= Rotational energy =

Kinetic energy of rotating body with moment of inertia and angular velocity

Rotational energy or angular kinetic energy is kinetic energy due to the rotation of an object and is part of its total kinetic energy. Looking at rotational energy separately around an object's axis of rotation, the following dependence on the object's moment of inertia is observed:
$$E_\text{rotational} = \tfrac{1}{2} I \omega^2$$
where
  $\omega$ is the angular velocity
  $I$ is the moment of inertia around the axis of rotation
  $E$ is the kinetic energy
The mechanical work required for or applied during rotation is the torque times the rotation angle. The instantaneous power of an angularly accelerating body is the torque times the angular velocity. For free-floating (unattached) objects, the axis of rotation is commonly around its center of mass.

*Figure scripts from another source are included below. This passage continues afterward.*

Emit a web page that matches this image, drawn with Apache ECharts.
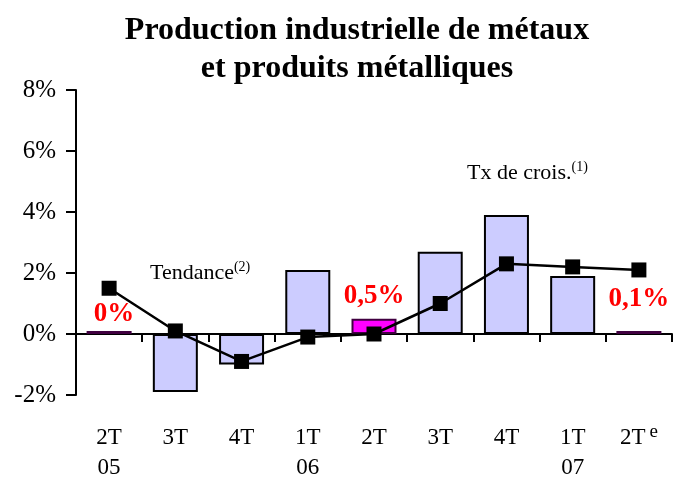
<!DOCTYPE html>
<html>
<head>
<meta charset="utf-8">
<script src="https://cdn.jsdelivr.net/npm/echarts@6/dist/echarts.min.js"></script>
<style>
  html, body { margin: 0; padding: 0; background: #fff; }
  #chart { width: 674px; height: 477px; }
</style>
</head>
<body>
<div id="chart"></div>
<script>
const quarters = ["2T", "3T", "4T", "1T", "2T", "3T", "4T", "1T", "2T"]
const years = ["05", "", "", "06", "", "", "", "07", ""]
const growth = [0.1, -1.9, -1.0, 2.1, 0.5, 2.7, 3.9, 1.9, 0.1]
const trend = [1.5, 0.1, -0.9, -0.1, 0.0, 1.0, 2.3, 2.2, 2.1]
const highlighted = [true, false, false, false, true, false, false, false, true]
const barLabels = ["0%", "", "", "", "0,5%", "", "", "", "0,1%"]
const yTicks = [-2, 0, 2, 4, 6, 8]

const serif = "Liberation Serif"
const labelDist = [3, 0, 0, 0, 9, 0, 0, 0, 18]

const chart = echarts.init(document.getElementById("chart"))

const barData = growth.map((v, i) => ({
  value: v,
  itemStyle: highlighted[i]
    ? { color: "#FF00FF", borderColor: "#400040", borderWidth: 2 }
    : { color: "#CCCCFF", borderColor: "#000", borderWidth: 2 },
  label: {
    show: barLabels[i] !== "",
    position: "top",
    distance: labelDist[i],
    offset: i === 0 ? [5, 0] : [0, 0],
    formatter: barLabels[i],
    color: "#FF0000",
    fontFamily: serif,
    fontWeight: "bold",
    fontSize: 27
  }
}))

const supStyle = { fontFamily: serif, fontSize: 14, verticalAlign: "top", padding: [0, 0, 12, 0] }

const option = {
  animation: false,
  title: {
    text: "Production industrielle de métaux\net produits métalliques",
    left: 352,
    textAlign: "center",
    top: 7,
    textStyle: {
      fontFamily: serif,
      fontWeight: "bold",
      fontSize: 32,
      lineHeight: 38,
      color: "#000"
    }
  },
  grid: { left: 76, right: 2, top: 90, bottom: 82, outerBoundsMode: "none" },
  xAxis: [
    {
      type: "category",
      data: quarters,
      axisLine: { onZero: true, lineStyle: { color: "#000", width: 2 } },
      axisTick: { show: true, length: 8, lineStyle: { color: "#000", width: 2 } },
      axisLabel: { show: false },
      splitLine: { show: false }
    },
    {
      type: "category",
      position: "bottom",
      data: quarters.map((q, i) => i === quarters.length - 1 ? q + "{e|e}\n" + years[i] : q + "\n" + years[i]),
      axisLine: { show: false, onZero: false },
      axisTick: { show: false },
      axisLabel: {
        interval: 0,
        margin: 28,
        color: "#000",
        fontFamily: serif,
        fontSize: 23,
        lineHeight: 30,
        rich: {
          e: { fontFamily: serif, fontSize: 19, color: "#000", verticalAlign: "top", padding: [0, 0, 14, 4] }
        }
      }
    }
  ],
  yAxis: {
    type: "value",
    min: yTicks[0],
    max: yTicks[yTicks.length - 1],
    interval: 2,
    axisLine: { show: true, lineStyle: { color: "#000", width: 2 } },
    axisTick: { show: true, length: 10, lineStyle: { color: "#000", width: 2 } },
    axisLabel: {
      margin: 20,
      formatter: "{value}%",
      color: "#000",
      fontFamily: serif,
      fontSize: 25
    },
    splitLine: { show: false }
  },
  series: [
    {
      type: "bar",
      data: barData,
      barWidth: 45,
      xAxisIndex: 0
    },
    {
      type: "line",
      data: trend,
      xAxisIndex: 0,
      symbol: "rect",
      symbolSize: 15,
      itemStyle: { color: "#000" },
      lineStyle: { color: "#000", width: 2.5 },
      z: 5
    }
  ],
  graphic: [
    {
      type: "text",
      left: 150,
      top: 260,
      style: {
        text: "Tendance{s|(2)}",
        fontFamily: serif,
        fontSize: 22,
        fill: "#000",
        rich: { s: supStyle }
      }
    },
    {
      type: "text",
      left: 467,
      top: 160,
      style: {
        text: "Tx de crois.{s|(1)}",
        fontFamily: serif,
        fontSize: 22,
        fill: "#000",
        rich: { s: supStyle }
      }
    }
  ]
}

chart.setOption(option)
</script>
</body>
</html>
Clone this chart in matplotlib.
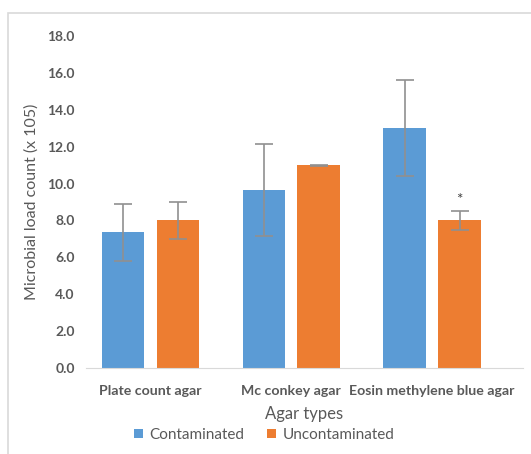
import numpy as np
import matplotlib.pyplot as plt
from matplotlib.patches import Rectangle

plt.rcParams['font.family'] = ['Lato', 'DejaVu Sans']

agar_types = ["Plate count agar", "Mc conkey agar", "Eosin methylene blue agar"]
contaminated = [7.35, 9.67, 13.0]
contaminated_err = [1.53, 2.5, 2.6]
uncontaminated = [8.0, 11.0, 8.0]
uncontaminated_err = [1.0, 0.03, 0.5]
signif = ["", "", "*"]

blue = "#5B9BD5"
orange = "#ED7D31"
grey_txt = "#595959"

fig = plt.figure(figsize=(5.31, 4.54), dpi=100)
ax = fig.add_axes([86/531, 86/454, 437/531, 332/454])

x = np.arange(len(agar_types))
w = 0.302
off = 0.195

ax.bar(x - off, contaminated, w, color=blue, label="Contaminated", zorder=2)
ax.bar(x + off, uncontaminated, w, color=orange, label="Uncontaminated", zorder=2)
ax.errorbar(x - off, contaminated, yerr=contaminated_err, fmt='none',
            ecolor="#909090", elinewidth=1.2, capsize=6.5, capthick=1.2, zorder=3)
ax.errorbar(x + off, uncontaminated, yerr=uncontaminated_err, fmt='none',
            ecolor="#909090", elinewidth=1.2, capsize=6.5, capthick=1.2, zorder=3)

for i, s in enumerate(signif):
    if s:
        ax.text(x[i] + off, uncontaminated[i] + uncontaminated_err[i] + 0.6, s,
                ha='center', va='center', fontsize=11, color="#404040")

ax.set_xlim(-0.458, 2.646)
ax.set_ylim(0, 18)
ax.set_yticks(np.arange(0, 18.1, 2))
ax.set_yticklabels(["%.1f" % v for v in np.arange(0, 18.1, 2)])
ax.set_xticks(x)
ax.set_xticklabels(agar_types)

for s in ['top', 'right', 'left']:
    ax.spines[s].set_visible(False)
ax.spines['bottom'].set_color("#d9d9d9")
ax.tick_params(axis='y', length=0, colors=grey_txt, labelsize=10, pad=8)
ax.tick_params(axis='x', length=0, colors=grey_txt, labelsize=10.2, pad=12)
for lab in ax.get_xticklabels() + ax.get_yticklabels():
    lab.set_fontweight('bold')

ax.set_ylabel("Microbial load count (x 105)", color=grey_txt, fontsize=11.5, labelpad=6)
ax.set_xlabel("Agar types", color=grey_txt, fontsize=12, labelpad=7)

fig.legend(loc='center', bbox_to_anchor=(264/531, 1 - 435/454), ncol=2, frameon=False,
           fontsize=11, handlelength=0.6, handleheight=0.6, handletextpad=0.4,
           columnspacing=1.5, labelcolor=grey_txt)

# chart area border
fig.patches.append(Rectangle((8/531, -0.1), 1.2, 1 - 13/454 + 0.1, transform=fig.transFigure,
                             fill=False, edgecolor="#d9d9d9", linewidth=1.2))

fig.savefig("out.png", dpi=100)
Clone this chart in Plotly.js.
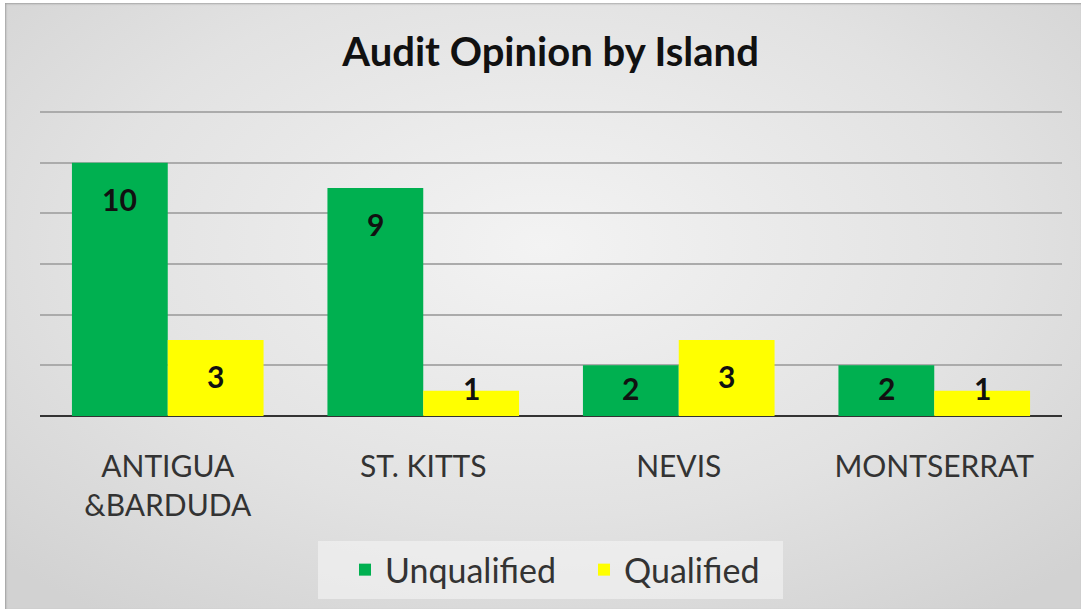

Note the close relationship between the result for rotational energy and the energy held by linear (or translational) motion:
$$E_\text{translational} = \tfrac{1}{2} m v^2$$

In the rotating system, the moment of inertia, I, takes the role of the mass, m, and the angular velocity, $\omega$, takes the role of the linear velocity, v. The rotational energy of a rolling cylinder varies from one half of the translational energy (if it is massive) to the same as the translational energy (if it is hollow).

An example is the calculation of the rotational kinetic energy of the Earth. As the Earth has a sidereal rotation period of 23.93 hours, it has an angular velocity of 7.29×10^-5 rad·s^{−1}. The Earth has a moment of inertia, I = 8.04×10^37 kg·m^{2}. Therefore, it has a rotational kinetic energy of 2.14×10^29 J.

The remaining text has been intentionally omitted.